Summary
• Performance Doorset Solutions was established in 2003.
• Turnover has risen from £793,000 to £8.4m.
• The company now produces stairs and windows as well as doorsets.
• It supplies the social and private housing sectors.
When Tim Fairley, Ian Cavanagh and Paul Goggins left Dale Joinery in 2003 to establish their own doorset manufacturing business, they couldn’t have timed the move better. The government was pushing to raise the standard of social housing, so there was a ready market for quality products.
“Dale didn’t particularly see a future in that market [doorsets] so, as ever, we thought, we can go and do better,” said Mr Fairley.

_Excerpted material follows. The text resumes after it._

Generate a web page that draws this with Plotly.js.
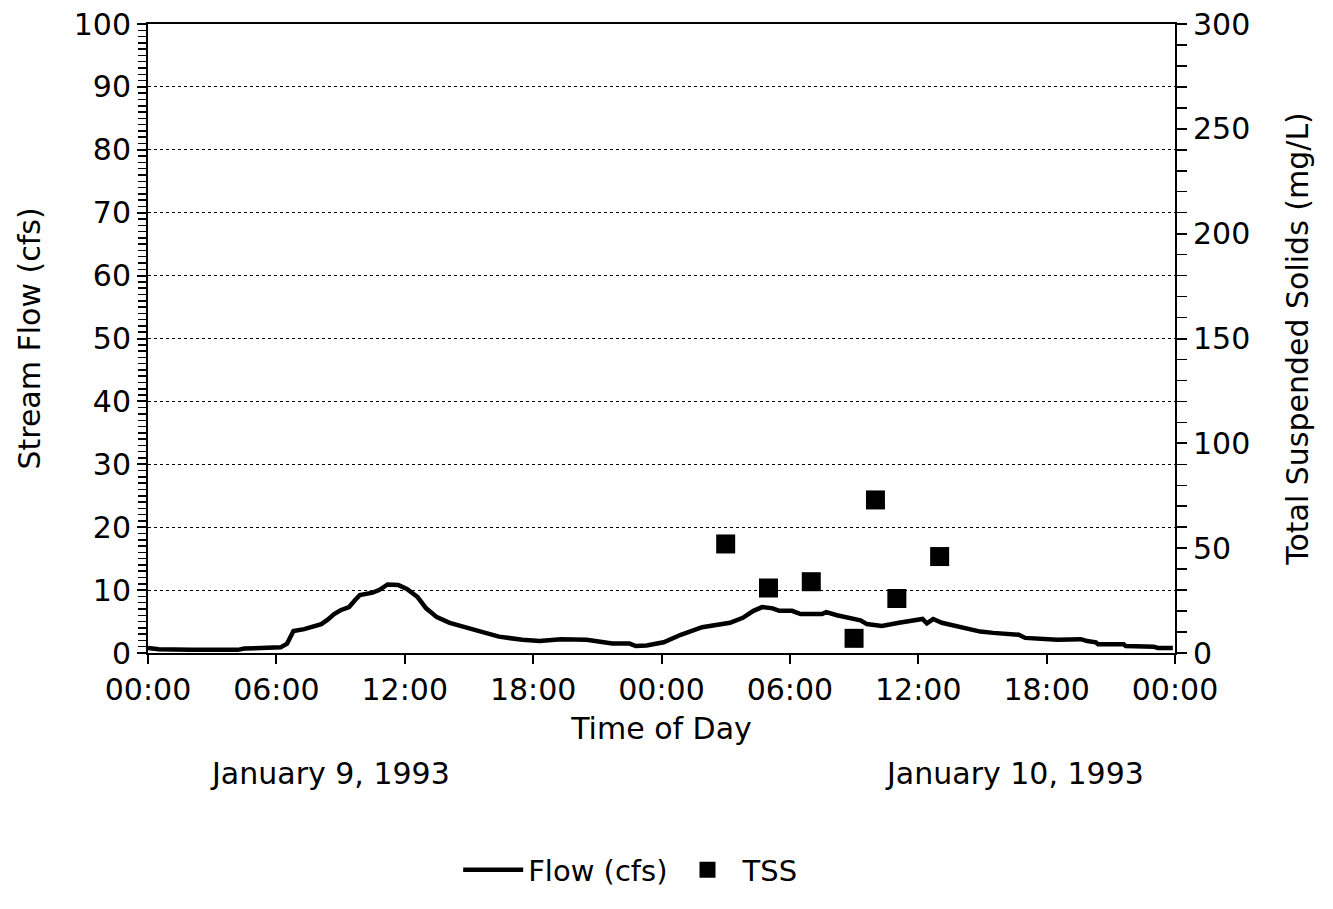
<!DOCTYPE html>
<html>
<head>
<meta charset="utf-8">
<script src="https://cdn.plot.ly/plotly-3.0.1.min.js"></script>
<style>html,body{margin:0;padding:0;background:#fff;}#chart{width:1333px;height:909px;}</style>
</head>
<body>
<div id="chart"></div>
<script>
// Hours since 00:00 January 9, 1993
var flowHours = [0,0.5,2,4.2,4.5,6.2,6.5,6.8,7.3,7.7,8.1,8.4,8.7,9.0,9.4,9.7,9.9,10.5,10.8,11.2,11.7,12.1,12.6,13.0,13.5,14.1,15.2,16.4,17.5,18.3,19.3,20.2,20.5,21.3,21.7,22.5,22.8,23.3,24.1,24.9,25.9,27.2,27.8,28.3,28.7,29.2,29.5,30.1,30.5,31.5,31.7,32.2,32.7,33.3,33.6,34.3,35.1,35.7,36.2,36.4,36.7,37.1,38.1,38.9,39.5,40.7,41.0,42.0,42.5,43.6,43.9,44.3,44.4,45.6,45.7,47.0,47.2,47.9];
var flowCfs = [0.8,0.6,0.5,0.5,0.7,0.9,1.5,3.5,3.8,4.2,4.6,5.3,6.2,6.8,7.3,8.5,9.2,9.6,10.0,10.9,10.8,10.2,8.9,7.1,5.7,4.8,3.7,2.6,2.1,1.9,2.2,2.2,2.1,1.7,1.5,1.5,1.1,1.2,1.7,2.9,4.1,4.8,5.6,6.7,7.3,7.1,6.7,6.7,6.2,6.2,6.5,6.0,5.6,5.2,4.6,4.3,4.8,5.1,5.4,4.7,5.4,4.8,4.1,3.4,3.2,2.9,2.4,2.2,2.1,2.2,1.9,1.7,1.4,1.4,1.1,1.0,0.8,0.8];
var tssHours = [27,29,31,33,34,35,37];
var tssMgL = [52,31,34,7,73,26,46];
var tickHours = [0,6,12,18,24,30,36,42,48];
var tickLabels = ["00:00","06:00","12:00","18:00","00:00","06:00","12:00","18:00","00:00"];
var dateLabels = ["January 9, 1993","January 10, 1993"];

var FAM = "DejaVu Sans, Verdana, sans-serif";
var F = function(s){ return {family:FAM, size:s, color:"#000"}; };

var traces = [
  {x:flowHours, y:flowCfs, type:"scatter", mode:"lines", name:"Flow (cfs)",
   line:{color:"#000", width:4.5}, yaxis:"y"},
  {x:tssHours, y:tssMgL, type:"scatter", mode:"markers", name:"TSS",
   marker:{symbol:"square", size:19, color:"#000"}, yaxis:"y2"}
];

var layout = {
  width:1333, height:909,
  paper_bgcolor:"#fff", plot_bgcolor:"#fff",
  margin:{l:148, r:158, t:24, b:256},
  font:F(31),
  showlegend:true,
  legend:{orientation:"h", x:0.47, xanchor:"center", y:-0.345, yanchor:"middle",
          font:F(29), itemwidth:60},
  xaxis:{range:[0,48], tickvals:tickHours, ticktext:tickLabels,
         showline:true, linecolor:"#000", linewidth:2, mirror:true,
         ticks:"outside", ticklen:9, tickwidth:2, tickcolor:"#000",
         showgrid:false, zeroline:false,
         tickfont:F(30),
         title:{text:"Time of Day", font:F(30), standoff:12}},
  yaxis:{range:[0,100], dtick:10, showline:true, linecolor:"#000", linewidth:2,
         ticks:"outside", ticklen:9, tickwidth:2, tickcolor:"#000",
         minor:{dtick:1, ticks:"outside", ticklen:8, tickwidth:1.5, tickcolor:"#000", showgrid:false},
         showgrid:true, gridcolor:"#000", griddash:"dot", gridwidth:1,
         zeroline:false,
         tickfont:F(30),
         title:{text:"Stream Flow (cfs)", font:F(30), standoff:24}},
  yaxis2:{range:[0,300], dtick:50, overlaying:"y", side:"right",
          showline:true, linecolor:"#000", linewidth:2,
          ticks:"outside", ticklen:10, tickwidth:2, tickcolor:"#000",
          minor:{dtick:10, ticks:"outside", ticklen:10, tickwidth:1.5, tickcolor:"#000", showgrid:false},
          showgrid:false, zeroline:false,
          tickfont:F(30),
          title:{text:"Total Suspended Solids (mg/L)", font:F(30), standoff:38}},
  annotations:[
    {text:dateLabels[0], xref:"paper", yref:"paper", x:0.177, y:-0.192, showarrow:false,
     font:F(30), xanchor:"center", yanchor:"middle"},
    {text:dateLabels[1], xref:"paper", yref:"paper", x:0.844, y:-0.192, showarrow:false,
     font:F(30), xanchor:"center", yanchor:"middle"}
  ]
};

Plotly.newPlot("chart", traces, layout, {displayModeBar:false, staticPlot:true});
</script>
</body>
</html>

And they’ve been proved right. In the first year, Performance Doorset Solutions (PDS), based in Littleborough, Lancashire, turned over £793,000, more than doubling to £1.9m in the second year, and the current financial year is expected to top £8.4m.
The company started with a timber doorset and the three men quickly realised there was a market for a fibreglass product as well. “There were quite a few people doing one or the other but it was unusual to be doing both, which gave us an edge,” said Mr Fairley.
Today the company employs 90 people, produces 300 doorsets a week and has expanded its distribution from the initial 30-mile radius of Rochdale to pretty much the whole of Britain.
Product range
The product range has also been extended to include fully factory finished timber windows, and made to measure joinery, and in January this year PDS bought City Joinery, a Rochdale company which had also been set up by former Dale employees.
“We’ve graduated into products we knew at Dale Joinery; it was a natural progression,” said Mr Fairley.
Two years ago PDS moved into a 27,000ft² purpose-built factory and this was supplemented in September by a 13,500ft² factory dedicated to made to measure joinery. A second paint line has also been added and, among the 42 machines, an additional CNC router takes the tally to four.
While doorsets, including Secured by Design (SBD), PAS23 and PAS24 high performance and FD30 and FD60 fire doorsets and an EcoHomes-compliant doorset, still make up the majority of PDS’s business, Mr Fairley expects the proportion of windows and other joinery to increase over the next 12 months.
Diversification
The diversification has widened PDS’s customer base and provided a sturdier buffer in the current economy.
“If we had only one product line it would only need a few customers to go quiet and we’d be struggling. At least now if it goes quiet on doorsets the guys can glaze windows in another part of the factory,” said Mr Fairley.
At the moment, however, PDS is anything but quiet – in fact, business is 48% up on last year. While the company has not felt the brunt of the economic downturn yet, Mr Fairley and his colleagues are bracing themselves for “a tough six to eight months”, although activity in the social housing market should continue to bring in business. The majority of PDS’s products are now supplied through timber and builders merchants and, although they are facing tough times, Mr Fairley believes they are a reliable market. “It’s definitely a growth area,” he said.
Laminated timber
Another thing keeping the company busy is product development. PDS has just taken delivery of its first consignment of laminated FSC-certified softwood, part of the company’s plan to phase out the use of sapele, except for specific requirements.
PDS has already been making door frames from laminated timber and Mr Fairley believes the move will make the timber windows even more appealing. “You get no bleed or yellowing of knots, the paint then is a better finish and it’s a more stable product. It will make a big difference,” he said.
Low energy windows are also high on the agenda and PDS is working on lowering the already impressive 1.2W/m2K U-value of its windows, and is having calculations done on a triple-glazed window. Many of its windows are supplied for residential refurbishment but it is also seeking SBD accreditation for some windows, which will appeal to the social housing sector.
With the three founders actively involved, and experienced staff – many of them also ex-Dale Joinery – Mr Fairley believes that PDS has “more technical knowledge than anyone else in the industry”, giving it the ability to respond quickly to customers’ needs.
“Diversification is what we’re about and it’s what sets us apart,” said Mr Fairley. “If you come to us and say you want 20 windows the same size or 20 windows with bespoke sizes, either way it really doesn’t matter to us.”